Ingenious, which said it was offering legitimate investment in the film industry, has been accused by the Revenue of tax avoidance, with a former HMRC boss describing its schemes as “scams for scumbags”.
An estimated £620m worth of tax relief was claimed by investors, which, combined with interest, means £1bn is at stake if HMRC loses the case.
Ingenious will be “throwing the kitchen sink” at challenging the original court decision on eight grounds, according to an observer. The tribunal appeal is expected to last five weeks.
About 2,000 people invested in the three limited liability partnerships (LLPs) that are the subject of the appeal – Inside Track films, Ingenious Film Partners 2 and a partnership set up to make computer games, Ingenious Games. A further five Ingenious LLPs will also be subject to the judgment.
Linked to the appeal are other multimillion-pound cases against banks, advisers and individuals, which could be affected by the tribunal’s decision.
As well as household names, many high-flying City workers, including Charles Randell, the chair of the financial watchdog the FCA, also invested in the schemes. Randall said he repaid more than £100,000 to the taxman after it challenged Ingenious Film Partners 2 LLP.
The LLPs were launched more than a decade ago and attracted millions of pounds in investments. One investor put in £30m across the schemes and several had stakes of more than £5m each.
The LLPs were marketed as tax efficient but many of those investors have been hit with large bills after HMRC determined that they did not give rise to the reliefs being claimed.
This decision was challenged by Ingenious and in 2016 a tribunal made a decision that led to both sides claiming victory. This was later clarified, with the judge ruling that none of the tax reliefs were allowable.
In the Ingenious Film Partners 2 LLP, for every £36 invested by the customer a further £64 was borrowed and invested, and £100 was put in by an Ingenious-related company.
In the early years the films that were being produced cost money, and this allowed Ingenious to write down their value and meant investors could claim tax relief on their investment. The loan element meant that the relief claimed matched the sum they had put in.
Three law firms, Stewarts Law, Peters & Peters and Mishcon de Reya, are taking claims worth an estimated £220m against Ingenious and other parties involved in the scheme to recover the money investors have repaid the taxman.
Those being sued range from the financial advisers who they say mis-sold the investments, to banks that lent money to Ingenious, enabling them to make the losses.
Big banks including Coutts and UBS are among those being pursued over claims that their advisers sold the scheme without giving proper warning of the risks involved, while HSBC is being sued by investors who say that it was in a conspiracy with the firm over loans.
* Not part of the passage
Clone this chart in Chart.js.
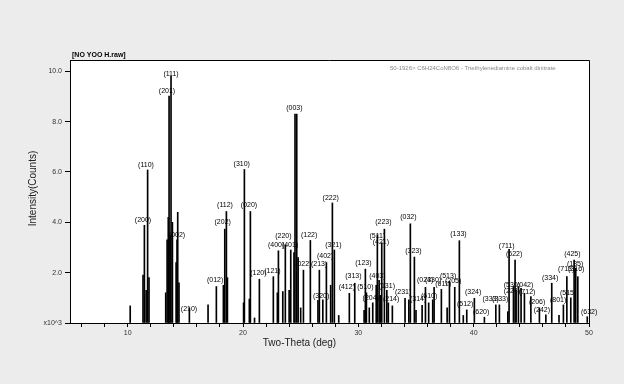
<!DOCTYPE html>
<html>
<head>
<meta charset="utf-8">
<script src="https://cdn.jsdelivr.net/npm/chart.js@4"></script>
<style>
  html, body { margin: 0; padding: 0; background: #ececec; }
  #wrap { width: 624px; height: 384px; }
</style>
</head>
<body>
<div id="wrap"><canvas id="xrd" width="624" height="384"></canvas></div>
<script>
// Peak positions (2-theta, deg) and intensities (x10^3 counts)
const peakTheta = [
  10.22, 11.33, 11.45, 11.60, 11.73, 11.85, 13.30, 13.42, 13.52, 13.59,
  13.68, 13.76, 13.88, 14.20, 14.28, 14.34, 14.45, 15.35, 16.97, 17.69,
  18.30, 18.42, 18.56, 18.65, 20.05, 20.12, 20.55, 20.64, 21.00, 21.42,
  22.63, 22.98, 23.07, 23.45, 23.67, 24.00, 24.14, 24.42, 24.51, 24.66,
  24.78, 25.00, 25.24, 25.84, 26.50, 26.62, 26.92, 27.23, 27.60, 27.75,
  27.92, 28.30, 29.22, 29.69, 30.50, 30.61, 30.70, 30.95, 31.25, 31.55,
  31.65, 31.80, 31.90, 32.03, 32.26, 32.47, 32.60, 32.95, 34.05, 34.38,
  34.51, 34.86, 35.00, 35.53, 35.82, 36.10, 36.45, 36.57, 37.20, 37.70,
  37.90, 38.36, 38.76, 39.10, 39.40, 40.06, 40.93, 41.92, 42.23, 42.96,
  43.07, 43.45, 43.59, 43.68, 43.88, 44.11, 44.40, 44.96, 45.70, 46.26,
  46.77, 47.40, 47.78, 48.08, 48.42, 48.71, 48.85, 49.03, 49.85
];
const peakCounts = [
  0.68, 1.90, 3.88, 1.30, 6.08, 1.80, 1.20, 3.30, 4.20, 9.02,
  3.50, 9.80, 4.00, 2.40, 3.30, 4.40, 1.60, 0.60, 0.72, 1.45,
  1.50, 3.73, 4.43, 1.80, 0.80, 6.10, 0.95, 4.43, 0.20, 1.74,
  1.84, 1.20, 2.87, 1.25, 3.10, 1.30, 2.90, 2.80, 8.30, 8.30,
  2.60, 0.60, 2.10, 3.28, 0.90, 2.10, 0.92, 2.40, 1.50, 4.77,
  2.90, 0.30, 1.18, 1.58, 0.50, 2.14, 1.20, 0.60, 0.80, 1.50,
  3.50, 1.70, 1.10, 3.19, 3.73, 1.30, 0.80, 0.68, 0.98, 0.92,
  3.94, 2.62, 0.50, 0.70, 1.42, 0.80, 0.92, 1.42, 1.34, 0.60,
  1.65, 1.42, 3.27, 0.30, 0.52, 0.98, 0.23, 0.72, 0.72, 0.45,
  2.93, 1.45, 2.50, 1.30, 1.45, 1.38, 1.18, 1.05, 0.60, 0.32,
  1.58, 0.30, 0.72, 1.84, 1.00, 2.50, 2.18, 1.84, 0.25
];

// Reflection labels (hkl), where they sit (2-theta, x10^3 counts)
const hkl = [
  '(200)', '(110)', '(201)', '(111)', '(002)', '(210)', '(012)', '(202)', '(112)', '(310)',
  '(020)', '(120)', '(121)', '(400)', '(220)', '(401)', '(003)', '(022)', '(122)', '(213)',
  '(320)', '(402)', '(222)', '(321)', '(412)', '(313)', '(123)', '(510)', '(204)', '(403)',
  '(511)', '(421)', '(223)', '(131)', '(214)', '(231)', '(032)', '(323)', '(314)', '(024)',
  '(610)', '(330)', '(611)', '(513)', '(205)', '(133)', '(512)', '(324)', '(620)', '(333)',
  '(333)', '(711)', '(622)', '(530)', '(042)', '(224)', '(712)', '(206)', '(242)', '(334)',
  '(801)', '(713)', '(316)', '(515)', '(425)', '(135)', '(632)'
];
const hklTheta = [
  11.33, 11.59, 13.41, 13.76, 14.28, 15.32, 17.58, 18.24, 18.44, 19.89,
  20.52, 21.33, 22.55, 22.87, 23.50, 24.08, 24.45, 25.23, 25.73, 26.60,
  26.77, 27.12, 27.61, 27.84, 29.00, 29.57, 30.44, 30.61, 31.08, 31.65,
  31.65, 31.95, 32.17, 32.47, 32.84, 33.88, 34.34, 34.77, 35.18, 35.79,
  36.14, 36.48, 37.35, 37.78, 38.22, 38.68, 39.26, 39.95, 40.65, 41.47,
  42.29, 42.87, 43.51, 43.31, 44.46, 43.31, 44.64, 45.50, 45.91, 46.63,
  47.32, 48.02, 48.89, 48.19, 48.56, 48.80, 50.01
];
const hklLevel = [
  4.10, 6.29, 9.20, 9.88, 3.51, 0.56, 1.69, 4.00, 4.67, 6.31,
  4.67, 1.98, 2.07, 3.10, 3.44, 3.10, 8.53, 2.36, 3.51, 2.36,
  1.09, 2.64, 4.97, 3.11, 1.41, 1.88, 2.38, 1.41, 0.98, 1.88,
  3.44, 3.21, 4.00, 1.47, 0.94, 1.21, 4.21, 2.84, 0.96, 1.71,
  1.08, 1.71, 1.55, 1.87, 1.67, 3.53, 0.76, 1.24, 0.44, 0.96,
  0.96, 3.07, 2.75, 1.51, 1.51, 1.25, 1.24, 0.84, 0.52, 1.79,
  0.92, 2.15, 2.15, 1.20, 2.75, 2.35, 0.44
];

const xTickValues = [6, 8, 10, 12, 14, 16, 18, 20, 22, 24, 26, 28, 30, 32, 34, 36, 38, 40, 42, 44, 46, 48, 50];
const xTickLabels = ['', '', '10', '', '', '', '', '20', '', '', '', '', '30', '', '', '', '', '40', '', '', '', '', '50'];
const yTickValues = [0, 2, 4, 6, 8, 10];
const yTickLabels = ['x10^3', '2.0', '4.0', '6.0', '8.0', '10.0'];

const fileName = '[NO YOO H.raw]';
const cardText = '50-1926> C6H24CoN8O6 - Triethylenediamine cobalt dinitrate';
const xTitle = 'Two-Theta (deg)';
const yTitle = 'Intensity(Counts)';

// Frame, backgrounds, hkl labels and titles
const decor = {
  id: 'decor',
  beforeDraw(chart) {
    const { ctx, chartArea: a } = chart;
    ctx.save();
    ctx.fillStyle = '#ececec';
    ctx.fillRect(0, 0, chart.width, chart.height);
    ctx.fillStyle = '#ffffff';
    ctx.fillRect(a.left, a.top, a.right - a.left, a.bottom - a.top);
    ctx.restore();
  },
  afterDraw(chart) {
    const { ctx, chartArea: a } = chart;
    const xs = chart.scales.x, ys = chart.scales.y;
    ctx.save();
    ctx.strokeStyle = '#000';
    ctx.lineWidth = 1;
    ctx.beginPath();
    ctx.moveTo(a.left, a.top + 0.5);
    ctx.lineTo(a.right + 0.5, a.top + 0.5);
    ctx.lineTo(a.right + 0.5, a.bottom);
    ctx.stroke();

    ctx.fillStyle = '#000';
    ctx.font = '7px "Liberation Sans", Arial, sans-serif';
    ctx.textAlign = 'center';
    ctx.textBaseline = 'middle';
    hkl.forEach((t, i) => {
      ctx.fillText(t, xs.getPixelForValue(hklTheta[i]), ys.getPixelForValue(hklLevel[i]));
    });

    ctx.font = 'bold 7px "Liberation Sans", Arial, sans-serif';
    ctx.textAlign = 'left';
    ctx.fillText(fileName, a.left + 2, a.top - 5);

    ctx.fillStyle = '#888';
    ctx.font = '6px "Liberation Sans", Arial, sans-serif';
    ctx.fillText(cardText, 390, a.top + 8);

    ctx.fillStyle = '#222';
    ctx.font = '10px "Liberation Sans", Arial, sans-serif';
    ctx.textAlign = 'center';
    ctx.fillText(xTitle, (a.left + a.right) / 2 - 30, a.bottom + 20);

    ctx.translate(33, (a.top + a.bottom) / 2 - 3);
    ctx.rotate(-Math.PI / 2);
    ctx.fillText(yTitle, 0, 0);
    ctx.restore();
  }
};

const ctx = document.getElementById('xrd').getContext('2d');
new Chart(ctx, {
  type: 'bar',
  data: {
    datasets: [{
      data: peakTheta.map((t, i) => ({ x: t, y: peakCounts[i] })),
      backgroundColor: '#000',
      borderWidth: 0,
      barThickness: 1
    }]
  },
  options: {
    responsive: false,
    animation: false,
    layout: { padding: { left: 0, right: 35, top: 60, bottom: 0 } },
    plugins: { legend: { display: false }, tooltip: { enabled: false } },
    scales: {
      x: {
        type: 'linear',
        min: 5,
        max: 50,
        offset: false,
        afterBuildTicks: s => { s.ticks = xTickValues.map(v => ({ value: v })); },
        afterFit: s => { s.height = 61; },
        ticks: {
          autoSkip: false,
          maxRotation: 0,
          padding: 2,
          color: '#333',
          font: { size: 7, family: '"Liberation Sans", Arial, sans-serif' },
          callback: v => xTickLabels[xTickValues.indexOf(v)]
        },
        grid: { offset: false, drawOnChartArea: false, drawTicks: true, tickLength: 4, color: '#000' },
        border: { display: true, color: '#000', width: 1 }
      },
      y: {
        min: 0,
        max: 10.45,
        afterBuildTicks: s => { s.ticks = yTickValues.map(v => ({ value: v })); },
        afterFit: s => { s.width = 70; },
        ticks: {
          padding: 3,
          color: '#333',
          font: { size: 7, family: '"Liberation Sans", Arial, sans-serif' },
          callback: v => yTickLabels[yTickValues.indexOf(v)]
        },
        grid: { drawOnChartArea: false, drawTicks: true, tickLength: 5, color: '#000' },
        border: { display: true, color: '#000', width: 1 }
      }
    }
  },
  plugins: [decor]
});
</script>
</body>
</html>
David Pickstone, a partner and head of tax litigation at Stewarts Law, said his firm was acting for more than 250 clients suing Ingenious for fraud in the high court in relation to these schemes in an attempt to recover £100m of losses.
“If Ingenious are successful in their appeals, then some of our clients’ losses might reduce. However, it is very unlikely that our clients’ losses will be extinguished,” he said.
“These issues have been affecting their day-to-day lives for many years; they are understandably keen to avoid any further delays and they are determined to hold those responsible to account.”
HSBC’s role as a lender to four of the investments is under scrutiny in a case brought by Stewarts Law, representing investors reported to include the Rangers manager, Steven Gerrard, and Andrew Lloyd Webber.
The case accuses the bank of conspiracy over a loan facility it set up with Ingenious, supposedly to fund its activities alongside film production.
The investors argue that the money was not available to be used and that they did not know the bank was involved, instead believing it was being lent to them by Ingenious.
Ingenious is expected to argue that the original tribunal made mistakes in analysing the contracts between Ingenious and the film-makers, and in its assessment of whether the LLPs were trading with a view to profit.
It has previously argued that the film partnerships in question have generated £1bn in taxable income for the Treasury, and that they will bring in another £1bn over the lifetime of the films that were funded.
An Ingenious spokesman said: “It would be inappropriate for us to comment at this point in the appeal process.”
In 2016, a court found that the Revenue had breached its duty of confidentiality when a senior executive gave an off-the-record briefing to the Times in which he described film investment partnerships as “scams for scumbags”.